Climate Change and Food Crisis: The Imperative of Modernizing Agricultural Techniques
Sub-Saharan Africa is said to be the most vulnerable region to the effects of climate change and the frequency and intensity of extreme weather conditions.
Africa should therefore prepare for this new challenge, in addition to the existing problems to continent has to cope with.
Four panelists have debated this issue and arrived at thought provoking conclusions. The eminent panelists are: Sangafowa Mamadou Coulibaly, Minister of Agriculture of Côte d'Ivoire; Lindiwe Sibanda, managing director of a South African NGO involved in the agricultural sector; Calestous Juma, professor at Harvard; and Sheila Sisulu, from the World Food Programme.
The challenge of climate change adaptation is real, says minister Coulibaly.
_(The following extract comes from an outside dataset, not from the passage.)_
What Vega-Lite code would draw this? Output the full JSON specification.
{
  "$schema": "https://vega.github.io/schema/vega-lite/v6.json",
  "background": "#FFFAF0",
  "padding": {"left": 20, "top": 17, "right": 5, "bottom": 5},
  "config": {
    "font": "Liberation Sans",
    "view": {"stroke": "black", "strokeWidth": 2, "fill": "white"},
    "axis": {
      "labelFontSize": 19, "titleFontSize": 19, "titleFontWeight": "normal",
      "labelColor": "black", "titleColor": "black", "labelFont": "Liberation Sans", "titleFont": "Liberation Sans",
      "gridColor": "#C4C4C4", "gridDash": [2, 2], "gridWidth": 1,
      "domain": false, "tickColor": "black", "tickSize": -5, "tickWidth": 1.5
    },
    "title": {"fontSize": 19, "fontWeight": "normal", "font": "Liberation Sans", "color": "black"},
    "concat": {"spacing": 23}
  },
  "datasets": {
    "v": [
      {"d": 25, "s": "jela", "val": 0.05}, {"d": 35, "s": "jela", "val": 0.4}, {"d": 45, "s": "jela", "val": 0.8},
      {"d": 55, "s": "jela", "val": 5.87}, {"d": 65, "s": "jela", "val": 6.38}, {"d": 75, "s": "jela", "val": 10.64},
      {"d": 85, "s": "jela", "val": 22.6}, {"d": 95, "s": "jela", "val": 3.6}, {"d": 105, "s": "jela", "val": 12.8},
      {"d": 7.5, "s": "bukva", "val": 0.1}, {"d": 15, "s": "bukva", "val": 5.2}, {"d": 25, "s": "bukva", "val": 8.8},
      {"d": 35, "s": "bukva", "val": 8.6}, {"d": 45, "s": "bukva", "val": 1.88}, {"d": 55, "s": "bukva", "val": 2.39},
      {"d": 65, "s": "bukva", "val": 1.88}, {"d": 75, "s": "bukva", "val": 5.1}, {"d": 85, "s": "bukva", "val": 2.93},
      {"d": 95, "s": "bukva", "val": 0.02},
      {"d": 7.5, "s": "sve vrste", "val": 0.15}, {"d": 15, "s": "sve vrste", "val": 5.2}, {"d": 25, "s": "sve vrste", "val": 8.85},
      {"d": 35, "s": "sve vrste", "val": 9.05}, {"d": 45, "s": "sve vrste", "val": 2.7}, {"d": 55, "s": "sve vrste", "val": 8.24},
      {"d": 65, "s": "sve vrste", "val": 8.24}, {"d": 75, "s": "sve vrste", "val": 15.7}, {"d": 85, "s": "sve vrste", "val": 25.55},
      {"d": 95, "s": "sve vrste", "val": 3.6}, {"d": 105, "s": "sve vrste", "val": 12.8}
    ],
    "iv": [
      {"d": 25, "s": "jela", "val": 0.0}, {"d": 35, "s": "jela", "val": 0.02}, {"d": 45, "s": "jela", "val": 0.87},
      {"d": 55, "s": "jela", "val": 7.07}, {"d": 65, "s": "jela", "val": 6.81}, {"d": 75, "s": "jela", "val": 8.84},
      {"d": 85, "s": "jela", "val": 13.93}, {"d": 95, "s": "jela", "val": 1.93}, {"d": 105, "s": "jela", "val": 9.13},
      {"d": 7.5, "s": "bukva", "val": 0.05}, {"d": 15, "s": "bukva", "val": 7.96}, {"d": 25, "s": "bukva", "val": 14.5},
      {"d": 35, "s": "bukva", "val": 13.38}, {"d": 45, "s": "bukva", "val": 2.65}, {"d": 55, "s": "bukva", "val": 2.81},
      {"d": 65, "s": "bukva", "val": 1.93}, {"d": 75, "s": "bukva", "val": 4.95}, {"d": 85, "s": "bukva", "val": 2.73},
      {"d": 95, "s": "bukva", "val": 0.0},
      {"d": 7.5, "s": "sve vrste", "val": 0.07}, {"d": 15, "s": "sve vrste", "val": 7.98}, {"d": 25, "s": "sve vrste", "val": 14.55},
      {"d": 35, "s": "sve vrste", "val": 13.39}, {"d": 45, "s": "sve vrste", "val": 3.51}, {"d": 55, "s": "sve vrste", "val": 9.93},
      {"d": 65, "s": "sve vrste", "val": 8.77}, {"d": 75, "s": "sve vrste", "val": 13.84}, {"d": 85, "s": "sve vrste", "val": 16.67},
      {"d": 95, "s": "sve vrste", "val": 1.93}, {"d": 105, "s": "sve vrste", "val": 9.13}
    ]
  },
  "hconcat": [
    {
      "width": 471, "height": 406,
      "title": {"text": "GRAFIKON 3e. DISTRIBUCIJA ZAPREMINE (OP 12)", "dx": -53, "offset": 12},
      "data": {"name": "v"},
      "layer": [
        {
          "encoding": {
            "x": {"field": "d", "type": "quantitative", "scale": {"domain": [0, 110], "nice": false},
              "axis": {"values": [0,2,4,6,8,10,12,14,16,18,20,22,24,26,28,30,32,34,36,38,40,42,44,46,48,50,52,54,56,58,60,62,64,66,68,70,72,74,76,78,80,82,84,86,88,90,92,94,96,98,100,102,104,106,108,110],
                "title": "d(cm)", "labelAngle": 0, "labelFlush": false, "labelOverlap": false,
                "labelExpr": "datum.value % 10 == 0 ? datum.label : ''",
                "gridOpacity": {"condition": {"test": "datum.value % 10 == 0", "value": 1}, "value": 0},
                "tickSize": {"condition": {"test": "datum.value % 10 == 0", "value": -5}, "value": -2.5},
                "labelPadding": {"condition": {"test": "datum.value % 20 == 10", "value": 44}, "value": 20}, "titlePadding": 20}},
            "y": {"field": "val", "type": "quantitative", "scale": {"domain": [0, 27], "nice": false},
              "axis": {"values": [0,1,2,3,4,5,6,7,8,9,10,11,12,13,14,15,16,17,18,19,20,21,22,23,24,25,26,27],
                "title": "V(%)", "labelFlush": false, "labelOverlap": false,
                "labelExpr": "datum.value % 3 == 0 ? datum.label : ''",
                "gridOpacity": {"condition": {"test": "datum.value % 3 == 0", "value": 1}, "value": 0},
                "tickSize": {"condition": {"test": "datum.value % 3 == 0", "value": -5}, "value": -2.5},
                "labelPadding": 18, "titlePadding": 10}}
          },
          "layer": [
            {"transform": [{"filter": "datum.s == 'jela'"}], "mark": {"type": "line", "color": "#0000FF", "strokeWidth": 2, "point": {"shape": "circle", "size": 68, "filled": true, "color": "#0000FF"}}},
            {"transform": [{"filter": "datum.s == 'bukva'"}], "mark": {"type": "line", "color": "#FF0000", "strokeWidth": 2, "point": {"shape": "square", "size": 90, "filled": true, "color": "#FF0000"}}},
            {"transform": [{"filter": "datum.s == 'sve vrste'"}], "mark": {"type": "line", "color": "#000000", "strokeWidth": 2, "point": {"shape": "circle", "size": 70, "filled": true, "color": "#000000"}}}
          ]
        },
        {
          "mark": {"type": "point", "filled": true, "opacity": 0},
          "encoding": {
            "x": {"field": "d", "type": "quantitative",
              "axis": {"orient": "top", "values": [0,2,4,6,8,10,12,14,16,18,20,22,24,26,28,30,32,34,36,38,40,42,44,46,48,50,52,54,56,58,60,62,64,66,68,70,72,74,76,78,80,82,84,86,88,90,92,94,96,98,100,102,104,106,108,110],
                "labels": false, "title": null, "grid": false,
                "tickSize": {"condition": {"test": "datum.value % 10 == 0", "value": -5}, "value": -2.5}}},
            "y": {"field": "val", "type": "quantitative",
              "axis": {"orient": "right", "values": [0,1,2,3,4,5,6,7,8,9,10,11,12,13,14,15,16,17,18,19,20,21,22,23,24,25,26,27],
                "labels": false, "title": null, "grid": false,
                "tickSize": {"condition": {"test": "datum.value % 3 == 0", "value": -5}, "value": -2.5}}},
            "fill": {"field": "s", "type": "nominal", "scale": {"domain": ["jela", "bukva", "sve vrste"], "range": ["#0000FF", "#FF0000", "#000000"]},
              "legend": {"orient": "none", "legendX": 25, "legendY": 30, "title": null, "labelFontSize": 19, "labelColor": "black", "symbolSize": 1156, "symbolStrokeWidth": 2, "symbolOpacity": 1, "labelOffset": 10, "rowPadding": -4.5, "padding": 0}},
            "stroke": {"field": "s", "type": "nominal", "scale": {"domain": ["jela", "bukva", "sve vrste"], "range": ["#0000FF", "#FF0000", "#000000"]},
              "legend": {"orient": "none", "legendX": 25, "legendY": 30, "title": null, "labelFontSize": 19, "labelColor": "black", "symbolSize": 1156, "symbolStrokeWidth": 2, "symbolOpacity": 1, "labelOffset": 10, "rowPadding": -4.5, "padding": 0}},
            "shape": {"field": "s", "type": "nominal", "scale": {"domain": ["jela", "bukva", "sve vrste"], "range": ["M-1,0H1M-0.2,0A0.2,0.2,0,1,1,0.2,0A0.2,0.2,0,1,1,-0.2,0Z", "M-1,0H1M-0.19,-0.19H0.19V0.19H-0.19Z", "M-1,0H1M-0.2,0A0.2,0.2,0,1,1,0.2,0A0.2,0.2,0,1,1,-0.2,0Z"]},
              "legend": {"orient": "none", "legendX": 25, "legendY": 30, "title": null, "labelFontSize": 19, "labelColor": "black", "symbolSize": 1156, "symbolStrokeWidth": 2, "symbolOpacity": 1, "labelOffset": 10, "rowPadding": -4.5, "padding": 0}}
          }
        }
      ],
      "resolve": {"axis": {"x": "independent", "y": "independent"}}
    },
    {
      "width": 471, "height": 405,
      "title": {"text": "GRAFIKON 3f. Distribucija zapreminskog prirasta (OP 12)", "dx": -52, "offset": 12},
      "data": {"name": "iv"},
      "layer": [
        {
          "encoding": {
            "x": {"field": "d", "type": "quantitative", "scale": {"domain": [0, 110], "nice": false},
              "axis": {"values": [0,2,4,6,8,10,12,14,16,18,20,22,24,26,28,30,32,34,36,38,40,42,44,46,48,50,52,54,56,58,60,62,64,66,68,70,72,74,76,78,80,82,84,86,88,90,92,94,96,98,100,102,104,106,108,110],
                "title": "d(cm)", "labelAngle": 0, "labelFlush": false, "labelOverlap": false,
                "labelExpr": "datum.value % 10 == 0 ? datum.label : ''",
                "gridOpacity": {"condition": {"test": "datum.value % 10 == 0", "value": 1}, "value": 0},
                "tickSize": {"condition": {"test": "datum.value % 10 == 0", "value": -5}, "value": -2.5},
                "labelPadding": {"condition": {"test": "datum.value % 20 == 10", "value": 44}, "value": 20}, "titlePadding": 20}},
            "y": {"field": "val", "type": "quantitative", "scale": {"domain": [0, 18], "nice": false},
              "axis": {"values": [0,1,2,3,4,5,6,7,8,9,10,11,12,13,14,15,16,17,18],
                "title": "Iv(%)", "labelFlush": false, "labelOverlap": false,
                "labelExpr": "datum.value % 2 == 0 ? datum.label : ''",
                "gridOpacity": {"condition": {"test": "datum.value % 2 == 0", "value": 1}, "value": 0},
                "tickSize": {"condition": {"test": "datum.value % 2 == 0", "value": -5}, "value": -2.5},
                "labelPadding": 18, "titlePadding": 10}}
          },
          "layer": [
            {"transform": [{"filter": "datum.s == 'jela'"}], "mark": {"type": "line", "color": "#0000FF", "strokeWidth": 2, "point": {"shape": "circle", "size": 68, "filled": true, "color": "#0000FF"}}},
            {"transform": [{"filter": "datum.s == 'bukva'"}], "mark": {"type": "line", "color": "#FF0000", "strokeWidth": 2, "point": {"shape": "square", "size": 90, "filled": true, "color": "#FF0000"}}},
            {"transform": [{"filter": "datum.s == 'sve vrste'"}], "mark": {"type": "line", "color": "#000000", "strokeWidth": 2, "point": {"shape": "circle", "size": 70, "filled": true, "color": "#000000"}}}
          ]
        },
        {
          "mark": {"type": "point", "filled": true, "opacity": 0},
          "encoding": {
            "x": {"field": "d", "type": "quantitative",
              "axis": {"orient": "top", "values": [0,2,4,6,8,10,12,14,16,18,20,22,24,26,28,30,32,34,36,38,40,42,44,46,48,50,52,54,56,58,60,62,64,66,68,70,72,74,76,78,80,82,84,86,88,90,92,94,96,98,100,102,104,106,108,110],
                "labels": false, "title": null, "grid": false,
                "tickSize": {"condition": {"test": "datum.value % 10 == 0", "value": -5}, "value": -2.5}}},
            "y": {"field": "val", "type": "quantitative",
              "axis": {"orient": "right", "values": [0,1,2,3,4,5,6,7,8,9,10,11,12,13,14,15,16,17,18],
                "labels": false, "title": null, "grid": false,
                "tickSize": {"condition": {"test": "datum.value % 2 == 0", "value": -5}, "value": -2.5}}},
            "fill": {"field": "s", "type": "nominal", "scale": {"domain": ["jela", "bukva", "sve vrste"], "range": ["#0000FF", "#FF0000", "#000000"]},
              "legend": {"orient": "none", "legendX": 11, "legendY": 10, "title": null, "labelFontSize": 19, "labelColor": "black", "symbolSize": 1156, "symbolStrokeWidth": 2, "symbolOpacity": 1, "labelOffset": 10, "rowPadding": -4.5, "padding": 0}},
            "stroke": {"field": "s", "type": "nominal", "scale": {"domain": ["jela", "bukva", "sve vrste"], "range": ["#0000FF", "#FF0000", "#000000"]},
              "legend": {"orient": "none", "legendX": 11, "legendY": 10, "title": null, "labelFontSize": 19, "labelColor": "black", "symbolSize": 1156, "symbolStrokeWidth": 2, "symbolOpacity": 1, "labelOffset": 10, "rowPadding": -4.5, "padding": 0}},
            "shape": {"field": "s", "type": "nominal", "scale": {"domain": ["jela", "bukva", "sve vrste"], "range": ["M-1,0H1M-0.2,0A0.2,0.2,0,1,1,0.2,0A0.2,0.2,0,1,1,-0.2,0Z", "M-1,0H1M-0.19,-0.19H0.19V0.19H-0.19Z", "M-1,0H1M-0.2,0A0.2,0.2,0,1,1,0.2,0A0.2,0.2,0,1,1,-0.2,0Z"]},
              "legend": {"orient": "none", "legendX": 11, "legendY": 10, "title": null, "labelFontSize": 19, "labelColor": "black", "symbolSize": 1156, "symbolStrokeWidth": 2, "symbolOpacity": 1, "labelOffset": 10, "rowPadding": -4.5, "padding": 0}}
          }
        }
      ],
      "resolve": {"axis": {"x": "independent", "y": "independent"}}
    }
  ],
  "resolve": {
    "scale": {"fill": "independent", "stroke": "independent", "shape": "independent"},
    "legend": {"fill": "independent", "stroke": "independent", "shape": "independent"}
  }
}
Côte d'Ivoire has lost 10 million hectares of forests over the last 20 years and, for the country, there is the urgent need to manage forest resources rationally, to strike a better balance between economic development and resource protection. Africa must move from an agriculture using large geographical areas to intensive agricultural production that requires less space.
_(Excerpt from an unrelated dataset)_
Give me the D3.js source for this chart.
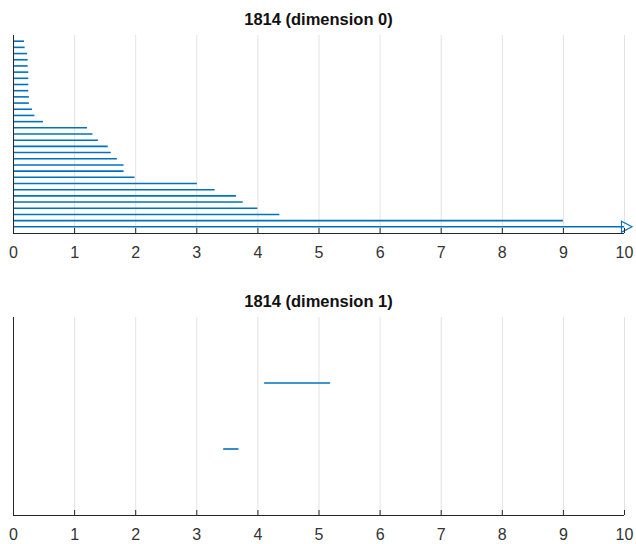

To make this transition, the continent must focus on coherent national and regional policies, involving policy makers and local communities, including the private sector. And on climate change, it must make its voice heard: take its place in a debate that has been too heavily dominated by the North.
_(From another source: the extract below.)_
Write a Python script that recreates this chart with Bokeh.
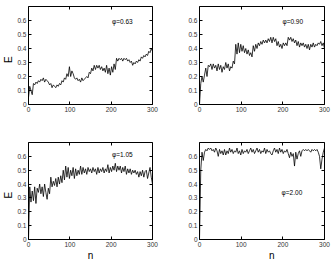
from bokeh.plotting import figure
from bokeh.models import LinearAxis, FixedTicker, Range1d
from bokeh.layouts import column, row
from bokeh.core.properties import value
from bokeh.embed import file_html
from bokeh.resources import INLINE

# ---------------- data ----------------
n = list(range(0, 301, 3))

E_063 = [0.05, 0.13, 0.10, 0.07, 0.15, 0.14, 0.16, 0.15, 0.17, 0.16,
         0.18, 0.17, 0.19, 0.16, 0.18, 0.17, 0.16, 0.14, 0.15, 0.12,
         0.14, 0.13, 0.12, 0.14, 0.13, 0.15, 0.14, 0.17, 0.16, 0.19,
         0.18, 0.22, 0.20, 0.27, 0.20, 0.24, 0.22, 0.19, 0.18, 0.19,
         0.17, 0.18, 0.16, 0.19, 0.17, 0.18, 0.19, 0.20, 0.19, 0.23,
         0.22, 0.26, 0.24, 0.28, 0.25, 0.28, 0.26, 0.28, 0.25, 0.27,
         0.24, 0.26, 0.23, 0.28, 0.22, 0.26, 0.21, 0.27, 0.23, 0.29,
         0.25, 0.33, 0.31, 0.33, 0.32, 0.33, 0.31, 0.33, 0.32, 0.33,
         0.31, 0.32, 0.30, 0.31, 0.28, 0.30, 0.29, 0.31, 0.30, 0.32,
         0.31, 0.34, 0.33, 0.35, 0.34, 0.36, 0.35, 0.38, 0.37, 0.40,
         0.38]

E_090 = [0.00, 0.15, 0.20, 0.16, 0.21, 0.26, 0.20, 0.28, 0.27, 0.29,
         0.25, 0.29, 0.26, 0.28, 0.24, 0.29, 0.25, 0.28, 0.23, 0.27,
         0.25, 0.30, 0.26, 0.29, 0.24, 0.27, 0.26, 0.31, 0.29, 0.43,
         0.36, 0.44, 0.37, 0.43, 0.38, 0.42, 0.37, 0.40, 0.36, 0.39,
         0.35, 0.37, 0.34, 0.42, 0.38, 0.43, 0.40, 0.44, 0.42, 0.45,
         0.43, 0.46, 0.44, 0.46, 0.44, 0.47, 0.45, 0.48, 0.44, 0.48,
         0.45, 0.47, 0.42, 0.45, 0.41, 0.43, 0.40, 0.44, 0.42, 0.44,
         0.42, 0.48, 0.46, 0.48, 0.45, 0.47, 0.44, 0.46, 0.42, 0.45,
         0.41, 0.44, 0.42, 0.44, 0.41, 0.43, 0.40, 0.43, 0.39, 0.43,
         0.41, 0.44, 0.41, 0.43, 0.42, 0.44, 0.43, 0.45, 0.42, 0.44,
         0.40]

E_105 = [0.00, 0.38, 0.27, 0.35, 0.28, 0.38, 0.26, 0.37, 0.34, 0.40,
         0.33, 0.38, 0.31, 0.40, 0.34, 0.29, 0.37, 0.33, 0.45, 0.38,
         0.42, 0.39, 0.44, 0.38, 0.45, 0.40, 0.46, 0.41, 0.50, 0.43,
         0.53, 0.45, 0.52, 0.44, 0.50, 0.46, 0.52, 0.44, 0.51, 0.46,
         0.50, 0.47, 0.53, 0.47, 0.52, 0.48, 0.51, 0.47, 0.52, 0.49,
         0.51, 0.48, 0.52, 0.49, 0.51, 0.47, 0.52, 0.48, 0.51, 0.49,
         0.52, 0.48, 0.51, 0.49, 0.54, 0.48, 0.52, 0.49, 0.53, 0.50,
         0.55, 0.49, 0.53, 0.50, 0.53, 0.48, 0.52, 0.49, 0.53, 0.47,
         0.51, 0.48, 0.51, 0.47, 0.50, 0.48, 0.50, 0.47, 0.49, 0.45,
         0.49, 0.46, 0.50, 0.45, 0.49, 0.50, 0.44, 0.48, 0.52, 0.45,
         0.40]

E_200 = [0.00, 0.50, 0.63, 0.57, 0.63, 0.65, 0.64, 0.66, 0.65, 0.66,
         0.64, 0.65, 0.63, 0.66, 0.64, 0.60, 0.65, 0.62, 0.64, 0.61,
         0.65, 0.61, 0.64, 0.62, 0.66, 0.63, 0.65, 0.62, 0.64, 0.63,
         0.66, 0.62, 0.64, 0.61, 0.65, 0.62, 0.64, 0.63, 0.65, 0.62,
         0.64, 0.66, 0.63, 0.65, 0.62, 0.64, 0.66, 0.63, 0.65, 0.62,
         0.64, 0.63, 0.66, 0.62, 0.65, 0.63, 0.64, 0.62, 0.61, 0.64,
         0.66, 0.63, 0.65, 0.62, 0.66, 0.63, 0.65, 0.62, 0.64, 0.63,
         0.65, 0.62, 0.59, 0.63, 0.60, 0.62, 0.53, 0.63, 0.58, 0.62,
         0.64, 0.60, 0.64, 0.65, 0.64, 0.65, 0.64, 0.65, 0.64, 0.63,
         0.65, 0.64, 0.65, 0.64, 0.65, 0.63, 0.60, 0.51, 0.58, 0.63,
         0.66]

phi_labels = ["\u03c6=0.63", "\u03c6=0.90", "\u03c6=1.05", "\u03c6=2.00"]
phi_x = [202, 199, 202, 197]
phi_y = [0.59, 0.59, 0.61, 0.34]

y_ticks = [0, 0.1, 0.2, 0.3, 0.4, 0.5, 0.6]
x_ticks = [0, 100, 200, 300]

FONT = "Liberation Sans"
TICK_COLOR = "#333333"
NB = "\u00a0"


def style_axis(ax, ticks, show_labels=True):
    ax.ticker = FixedTicker(ticks=ticks)
    ax.major_tick_in = 3
    ax.major_tick_out = 0
    ax.minor_tick_line_color = None
    ax.axis_line_color = None
    ax.major_tick_line_color = "black"
    ax.major_tick_line_width = 1
    if show_labels:
        ax.major_label_text_font = FONT
        ax.major_label_text_font_size = "6.5px"
        ax.major_label_text_color = TICK_COLOR
        ax.major_label_standoff = 2
    else:
        ax.major_label_overrides = {t: "" for t in ticks}
        ax.major_label_standoff = 0


def set_label(ax, text):
    ax.axis_label = text
    ax.axis_label_text_font = FONT
    ax.axis_label_text_font_size = "10px"
    ax.axis_label_text_font_style = "normal"
    ax.axis_label_text_color = "black"
    ax.axis_label_standoff = 0


def panel(vals, idx, width, height, bl, br, bt, bb, ylab, xlab):
    p = figure(width=width, height=height, output_backend="svg", toolbar_location=None,
               x_range=Range1d(0, 300), y_range=Range1d(0, 0.7),
               min_border_left=bl, min_border_right=br,
               min_border_top=bt, min_border_bottom=bb)
    p.xgrid.grid_line_color = None
    p.ygrid.grid_line_color = None
    p.outline_line_color = "black"
    p.outline_line_width = 1
    p.background_fill_color = "white"
    p.border_fill_color = "white"

    bottom_axis = p.xaxis[0]
    left_axis = p.yaxis[0]
    style_axis(bottom_axis, x_ticks)
    style_axis(left_axis, y_ticks)
    left_axis.major_label_overrides = {0: "0"}
    if ylab:
        set_label(left_axis, ylab)
    if xlab:
        set_label(bottom_axis, xlab)

    ra = LinearAxis()
    style_axis(ra, y_ticks, show_labels=False)
    p.add_layout(ra, "right")
    ta = LinearAxis()
    style_axis(ta, x_ticks, show_labels=False)
    p.add_layout(ta, "above")

    p.line(n, vals, line_color="black", line_width=0.8)

    p.text(x=[phi_x[idx]], y=[phi_y[idx]], text=[phi_labels[idx]],
           text_font=value(FONT), text_font_size="6.5px", text_color="black",
           text_align="left", text_baseline="middle")
    return p


ylabel = "E" + NB * 3

p1 = panel(E_063, 0, 172, 138, 26, 20, 6, 34, ylabel, None)
p2 = panel(E_090, 1, 160, 138, 27, 8, 6, 34, None, None)
p3 = panel(E_105, 2, 172, 125, 26, 20, 4, 23, ylabel, "n")
p4 = panel(E_200, 3, 160, 125, 27, 8, 4, 23, None, NB * 7 + "n")

layout = column(row(p1, p2), row(p3, p4))

open("out.html", "w").write(file_html(layout, INLINE))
For this to happen there is one prerequisite: the modernization of agricultural production on the continent and better marketing practices. This requires adequate information systems, appropriate training centers, located in rural areas, where farmers live. And the continent must also access, at acceptable prices, technologies adapted to its local realities.
Modernization is important, adds a panelist, but this process should not result in the marginalization of women, on whom food production mostly depend. Africa should also opt for a policy based on the quality and nutritive value of its agriculture.
Examples of successes do exist on the continent. Malawi, for instance, has moved from food deficit due to under-production to food self-sufficiency, with excesses for export to neighboring countries.
What has been the key factor for this sea change? Leadership, a clear and assertive exit from external dependency to an agricultural organization able to cater to national needs in a sustainable manner.